On 6/6/07, Stefan Guggisberg <[EMAIL PROTECTED]> wrote:
hi jukka,
On 6/5/07, Jukka Zitting <[EMAIL PROTECTED]> wrote:
> Hi,
>
> On 5/16/07, Jukka Zitting <[EMAIL PROTECTED]> wrote:
> > On 5/12/07, Jukka Zitting <[EMAIL PROTECTED]> wrote:
> > > Based on the feedback I agree that it probably doesn't make sense to
> > > keep track of unique copies of all values. However, avoiding extra
> > > copies of large binaries is still a very nice feature, so I'd still
> > > like to keep the single copy idea for those values. This is in fact
> > > something that we might want to consider already for Jackrabbit 1.4
> > > regardless of what we'll do with the NGP proposal.
> >
> > See JCR-926 for a practical application of this idea to current Jackrabbit.
>
> I just did a quick prototype where I made the InternalValue class turn
> all incoming binary streams into data records using a global data
> store. Internally the value would just be represented by the data
> identifier.
>
> This allowed me to simplify quite a few things (for example to drop
> all BLOBStore classes and custom handling of binary properties) and to
> achieve *major* performance improvements for cases where large (>
> 100kB) binaries are handled. For example the time to save a large file
> was essentially cut in half and things like versioning or cloning
> trees with large binaries would easily become faster by an order of
> magnitude. With this change it is possible for example to copy a DVD
> image file in milliseconds. What's even better, not only did this
> change remove extra copying of binary values, it also pushed all
> binaries out of the persistence or item state managers so that no
> binary read or write operation would ever lock the repository!

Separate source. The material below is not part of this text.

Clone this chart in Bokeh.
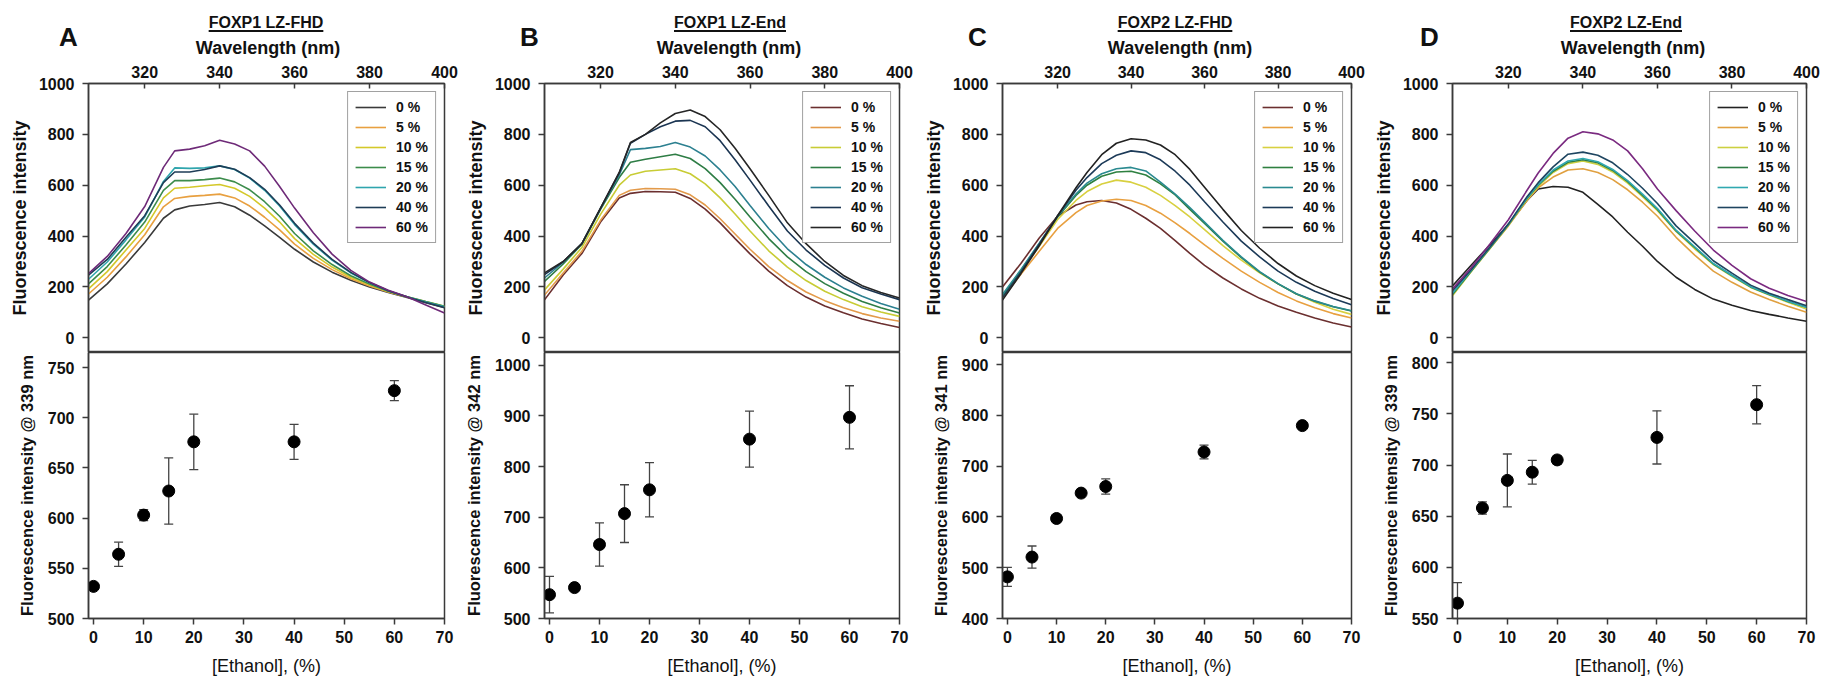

awesome, that's great news!
is there a way to purge the binary store, i.e. remove unreferenced data?
i am a bit concerned that doing a lot of add/remove operations would
quickly exhaust available storage space. at least we need a concept
how deal with this kind of situation.
something that just crossed my mind: i know a number of people
want to store everything (config, meta data, binaries and content)
in the same db in order to allow easy backup/restore of an entire
repository. currently they can do so by using DatabaseFileSystem
and the externalBLOBs=false option of DatabasePersistenceManager.
do you plan to support db persistence for the binary store as well?
cheers
stefan
>
> The downside of the change is that it requires backwards-incompatible
> changes in jackrabbit-core, most notably pulling all blob handling out
> of the existing persistence managers. Adopting the data store concept
> would thus require migration of all existing repositories. Luckily
> such migration would likely be relatively straightforward and we could
> write tools to simplify the upgrade, but it would still be a major
> undertaking.
>
> I would very much like to go forward with this approach, but I'm not
> sure when would be the right time to do that. Should we target already
> the 1.4 release in September/October, or would it be better to wait
> for Jackrabbit 2.0 sometime next year? Alternatively, should we go for
> a 2.0 release already this year with this and some other structural
> changes, and have Jackrabbit 3.0 be the JSR 283 reference
> impelementation?
since the jsr-283 public review is just around the corner we'll have to
start work on the ri pretty soon. therefore i think the ri should target
v2.0.
wrt intergating JCR-926 both 1.4 and 2.0 would be fine with me.
cheers
stefan
>
> BR,
>
> Jukka Zitting
>